(Code that draws figures)
+---+

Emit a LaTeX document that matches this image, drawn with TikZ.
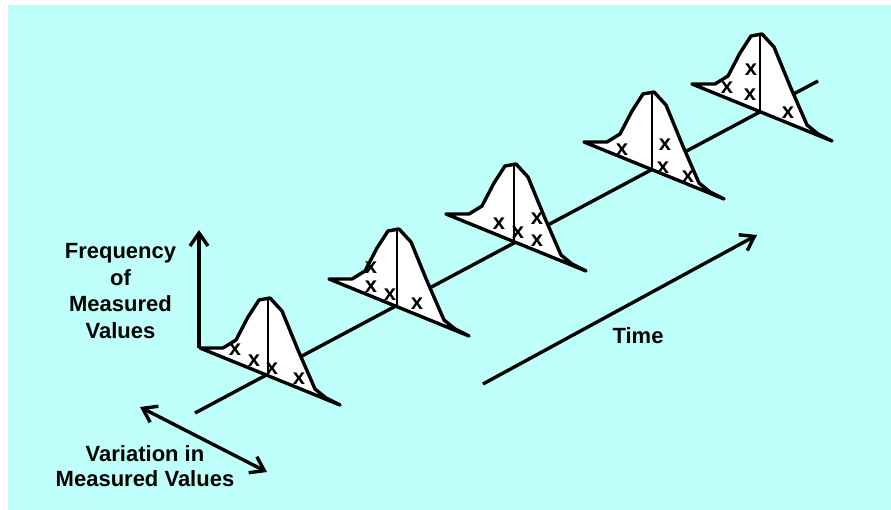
\documentclass[tikz,border=0pt]{standalone}
\usepackage{fontspec}
\setmainfont{Liberation Sans}
\usepackage{xcolor}
\usepackage{tikz}
\usetikzlibrary{arrows.meta,positioning,calc}
\definecolor{fundo}{RGB}{191,255,250}
\tikzset{
    eixo/.style={line width=3.4pt},
    seta/.style={eixo, -{Straight Barb[length=13pt,width=18pt]}},
    setadupla/.style={eixo, {Straight Barb[length=13pt,width=18pt]}-{Straight Barb[length=13pt,width=18pt]}},
    curva/.style={draw, fill=white, line width=3.4pt, line join=round},
    centro/.style={line width=2.2pt},
    rotulo/.style={
        font=\fontsize{22}{25}\selectfont\bfseries,
        align=center,
        inner sep=0pt,
        anchor=north
    },
    marca/.style={font=\fontsize{22}{22}\selectfont\bfseries, inner sep=0pt}
}

\begin{document}
\begin{tikzpicture}[x=1pt, y=-1pt]
        \useasboundingbox (0,0) rectangle (891,510);
        \fill[fundo] (8,5) rectangle (891,510);

        % centros das curvas sobre o eixo do tempo
        \coordinate (c1) at (268,375);
        \coordinate (c2) at (397,306);
        \coordinate (c3) at (514,241);
        \coordinate (c4) at (652,169);
        \coordinate (c5) at (760,111);
        \coordinate (inicioT) at (195,413);
        \coordinate (fimT) at (818,81);

        \draw[eixo] (inicioT) -- (fimT);

        \foreach \c in {c1,c2,c3,c4,c5} {
            \begin{scope}[shift={(\c)}]
                \filldraw[curva] (-68,-27) -- (-45,-27) -- (-32,-35) -- (-20,-58)
                    -- (-9,-75) -- (2,-77) -- (14,-64) -- (30,-25) -- (47,14)
                    -- (58,23) -- (72,30) -- cycle;
                \draw[centro] (0,2) -- (0,-76);
            \end{scope}
        }

        % eixos
        \coordinate (origem) at ($(c1)+(-69,-27)$);
        \coordinate (topo) at (199,230);
        \draw[seta] (origem) -- (topo);
        \coordinate (varA) at (140,407);
        \coordinate (varB) at (267,472);
        \draw[setadupla] (varA) -- (varB);
        \coordinate (tempoA) at (483,384);
        \coordinate (tempoB) at (757,235);
        \draw[seta] (tempoA) -- (tempoB);

        % medidas
        \node[marca] (m11) at (235,350) {x};
        \node[marca] (m12) at (254,361) {x};
        \node[marca] (m13) at (272,369) {x};
        \node[marca] (m14) at (299,379) {x};
        \node[marca] (m21) at (371,268) {x};
        \node[marca] (m22) at (371,287) {x};
        \node[marca] (m23) at (390,295) {x};
        \node[marca] (m24) at (417,304) {x};
        \node[marca] (m31) at (499,224) {x};
        \node[marca] (m32) at (518,233) {x};
        \node[marca] (m33) at (537,219) {x};
        \node[marca] (m34) at (537,241) {x};
        \node[marca] (m41) at (622,150) {x};
        \node[marca] (m42) at (665,145) {x};
        \node[marca] (m43) at (663,168) {x};
        \node[marca] (m44) at (688,177) {x};
        \node[marca] (m51) at (727,88) {x};
        \node[marca] (m52) at (751,70) {x};
        \node[marca] (m53) at (750,95) {x};
        \node[marca] (m54) at (788,113) {x};

        % textos
        \node[rotulo, font=\fontsize{22}{26.7}\selectfont\bfseries] (freq) at (120.5,243)
            {Frequency\\of\\Measured\\Values};
        \node[rotulo] (variacao) at (145,445) {Variation in\\Measured Values};
        \node[rotulo] (tempo) at (638,327) {Time};
    \end{tikzpicture}
\end{document}
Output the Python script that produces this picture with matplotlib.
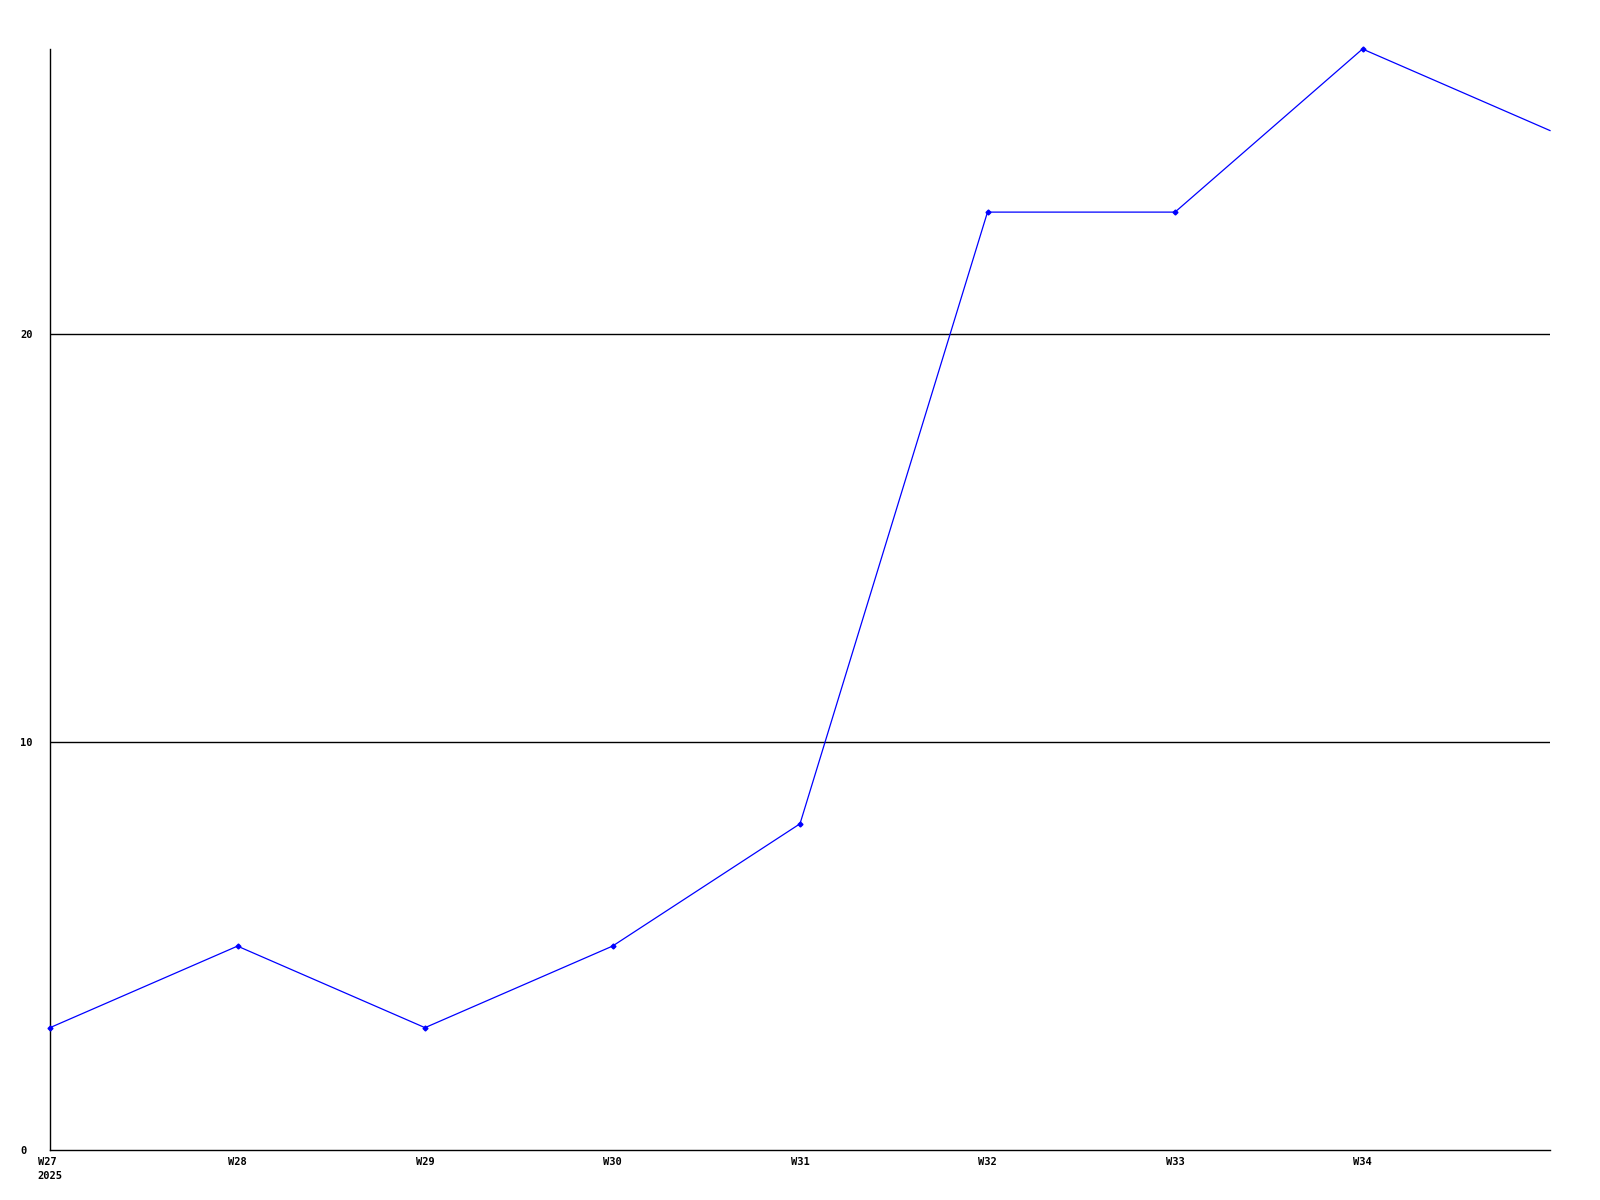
import matplotlib
matplotlib.use("Agg")
import matplotlib.pyplot as plt

weeks = ["W27", "W28", "W29", "W30", "W31", "W32", "W33", "W34", "W35"]
values = [3, 5, 3, 5, 8, 23, 23, 27, 25]
tick_labels = ["W27\n2025", "W28", "W29", "W30", "W31", "W32", "W33", "W34"]
y_ticks = [0, 10, 20]

W, H = 1600, 1200
fig = plt.figure(figsize=(16, 12), dpi=100)
left, right, top, bottom = 50, 1550, 49, 1150
ax = fig.add_axes([left / W, 1 - bottom / H, (right - left) / W, (bottom - top) / H])

x = list(range(len(weeks)))
ax.plot(x, values, color="#0000ff", linewidth=0.9, marker="D", markersize=2.5,
        markevery=list(range(len(weeks) - 1)), zorder=3, clip_on=False)
ax.set_xlim(0, len(weeks) - 1)
ax.set_ylim(0, 27)

for yv in [10, 20]:
    ax.axhline(yv, color="black", linewidth=1, zorder=1)

ax.set_xticks(x[:len(tick_labels)])
ax.set_xticklabels(tick_labels, fontfamily="DejaVu Sans Mono", fontweight="bold", fontsize=7.5,
                   linespacing=1.5, va="top", multialignment="left")
ax.set_yticks(y_ticks)
ax.set_yticklabels([str(v) for v in y_ticks], fontfamily="DejaVu Sans Mono", fontweight="bold",
                   fontsize=7.5, ha="left")
ax.tick_params(axis="x", length=0, pad=5)
ax.tick_params(axis="y", length=0, pad=21.6)

for s in ["top", "right"]:
    ax.spines[s].set_visible(False)
for s in ["left", "bottom"]:
    ax.spines[s].set_color("black")
    ax.spines[s].set_linewidth(1)

fig.savefig("out.png", dpi=100, facecolor="white")
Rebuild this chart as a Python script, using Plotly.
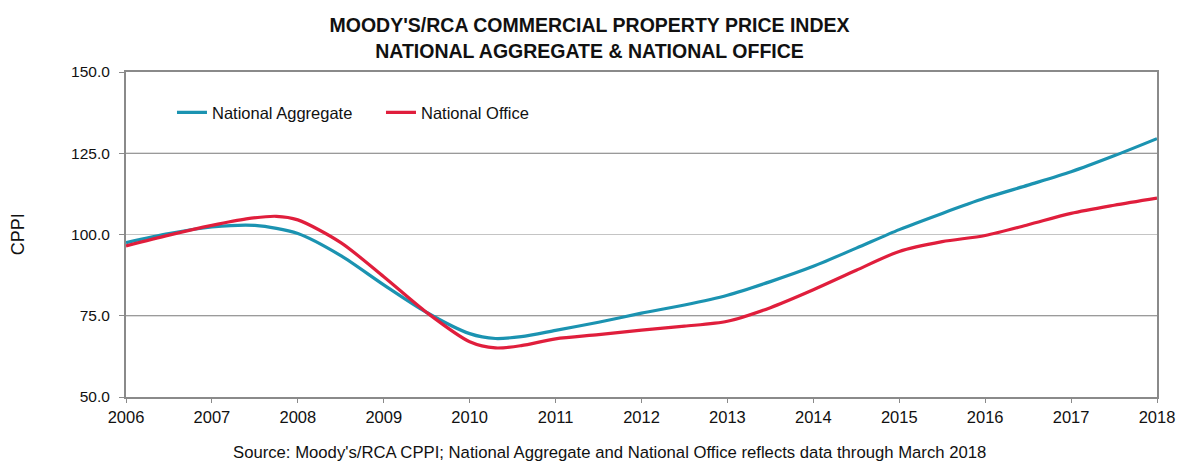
import plotly.graph_objects as go

years_agg = [2006.0, 2006.5, 2007.0, 2007.5, 2008.0, 2008.5, 2009.0, 2009.5, 2010.0, 2010.3, 2010.6,
             2011.0, 2011.5, 2012.0, 2012.5, 2013.0, 2013.5, 2014.0, 2014.5, 2015.0, 2015.5,
             2016.0, 2016.5, 2017.0, 2017.5, 2018.0]
national_aggregate = [97.5, 100.3, 102.3, 102.8, 100.3, 93.5, 84.5, 76.0, 69.5, 68.0, 68.6,
                      70.5, 73.0, 75.8, 78.3, 81.3, 85.5, 90.2, 95.8, 101.5, 106.5,
                      111.2, 115.2, 119.3, 124.2, 129.5]

years_off = [2006.0, 2006.5, 2007.0, 2007.4, 2007.75, 2008.0, 2008.5, 2009.0, 2009.5, 2010.0, 2010.3,
             2010.6, 2011.0, 2011.5, 2012.0, 2012.5, 2013.0, 2013.5, 2014.0, 2014.5, 2015.0,
             2015.5, 2016.0, 2016.5, 2017.0, 2017.5, 2018.0]
national_office = [96.5, 99.8, 102.8, 104.8, 105.6, 104.5, 97.5, 87.0, 76.0, 67.0, 65.1,
                   65.8, 67.9, 69.2, 70.6, 71.8, 73.3, 77.5, 83.0, 89.0, 94.8,
                   97.8, 99.7, 103.0, 106.5, 109.0, 111.2]

y_ticks = [50, 75, 100, 125, 150]
x_ticks = list(range(2006, 2019))
grid_colors = {75: "#7a7a7a", 100: "#c4c4c4", 125: "#7a7a7a"}

FONT = "Liberation Sans, Arial, sans-serif"

fig = go.Figure()
fig.add_trace(go.Scatter(x=years_agg, y=national_aggregate, mode="lines", name="National Aggregate",
                         line=dict(color="#1b93b1", width=3.2, shape="spline", smoothing=0.8)))
fig.add_trace(go.Scatter(x=years_off, y=national_office, mode="lines", name="National Office",
                         line=dict(color="#e01e3c", width=3.2, shape="spline", smoothing=0.8)))

for v, c in grid_colors.items():
    fig.add_shape(type="line", xref="paper", x0=0, x1=1, yref="y", y0=v, y1=v,
                  line=dict(color=c, width=1), layer="below")

fig.update_layout(
    width=1179, height=464, autosize=False,
    margin=dict(l=126, r=22, t=72, b=67, autoexpand=False),
    paper_bgcolor="white", plot_bgcolor="white",
    font=dict(family=FONT, size=15, color="#111111"),
    title=dict(text="MOODY'S/RCA COMMERCIAL PROPERTY PRICE INDEX<br>NATIONAL AGGREGATE &amp; NATIONAL OFFICE",
               x=0.5, xanchor="center", y=0.93, yanchor="top",
               font=dict(family=FONT, size=19.5, color="#111111", weight="bold")),
    showlegend=True,
    legend=dict(orientation="h", x=0.0446, y=0.875, xanchor="left", yanchor="middle",
                bgcolor="rgba(0,0,0,0)", font=dict(size=16.5, color="#111111"),
                itemwidth=30, entrywidth=164),
    xaxis=dict(range=[2006, 2018], tickvals=x_ticks, ticktext=[str(t) for t in x_ticks],
               showgrid=False, zeroline=False, showline=True, linecolor="#8a8a8a", linewidth=2,
               mirror=True, ticks="outside", ticklen=4, tickcolor="#8a8a8a", automargin=False,
               tickfont=dict(size=16.5, color="#111111")),
    yaxis=dict(range=[50, 150], tickvals=y_ticks, ticktext=[f"{t:.1f}" for t in y_ticks],
               showgrid=False, zeroline=False, showline=True, linecolor="#8a8a8a", linewidth=2,
               mirror=True, ticks="outside", ticklen=5, tickcolor="#8a8a8a", automargin=False,
               ticklabelstandoff=6,
               tickfont=dict(size=15.5, color="#111111")),
    annotations=[
        dict(text="Source: Moody's/RCA CPPI; National Aggregate and National Office reflects data through March 2018",
             xref="paper", yref="paper", x=0.4694, y=-0.172, xanchor="center", yanchor="middle",
             showarrow=False, font=dict(size=16.7, color="#111111")),
        dict(text="CPPI", textangle=-90, xref="paper", yref="paper", x=-0.105, y=0.5,
             xanchor="center", yanchor="middle", showarrow=False,
             font=dict(size=18, color="#111111")),
    ],
)

fig.write_html("out.html", config={"displayModeBar": False, "responsive": False},
               post_script="document.body.style.margin='0';document.body.style.padding='0';document.body.style.overflow='hidden';")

+---+

> **Required task**
Set the lines above down again, word for word, from the first through the one containing "(inicioT) -- (fimT);"; pictures excluded.

> **Exercise response**
Emit a LaTeX document that matches this image, drawn with TikZ.
\documentclass[tikz,border=0pt]{standalone}
\usepackage{fontspec}
\setmainfont{Liberation Sans}
\usepackage{xcolor}
\usepackage{tikz}
\usetikzlibrary{arrows.meta,positioning,calc}
\definecolor{fundo}{RGB}{191,255,250}
\tikzset{
    eixo/.style={line width=3.4pt},
    seta/.style={eixo, -{Straight Barb[length=13pt,width=18pt]}},
    setadupla/.style={eixo, {Straight Barb[length=13pt,width=18pt]}-{Straight Barb[length=13pt,width=18pt]}},
    curva/.style={draw, fill=white, line width=3.4pt, line join=round},
    centro/.style={line width=2.2pt},
    rotulo/.style={
        font=\fontsize{22}{25}\selectfont\bfseries,
        align=center,
        inner sep=0pt,
        anchor=north
    },
    marca/.style={font=\fontsize{22}{22}\selectfont\bfseries, inner sep=0pt}
}

\begin{document}
\begin{tikzpicture}[x=1pt, y=-1pt]
        \useasboundingbox (0,0) rectangle (891,510);
        \fill[fundo] (8,5) rectangle (891,510);

        % centros das curvas sobre o eixo do tempo
        \coordinate (c1) at (268,375);
        \coordinate (c2) at (397,306);
        \coordinate (c3) at (514,241);
        \coordinate (c4) at (652,169);
        \coordinate (c5) at (760,111);
        \coordinate (inicioT) at (195,413);
        \coordinate (fimT) at (818,81);

        \draw[eixo] (inicioT) -- (fimT);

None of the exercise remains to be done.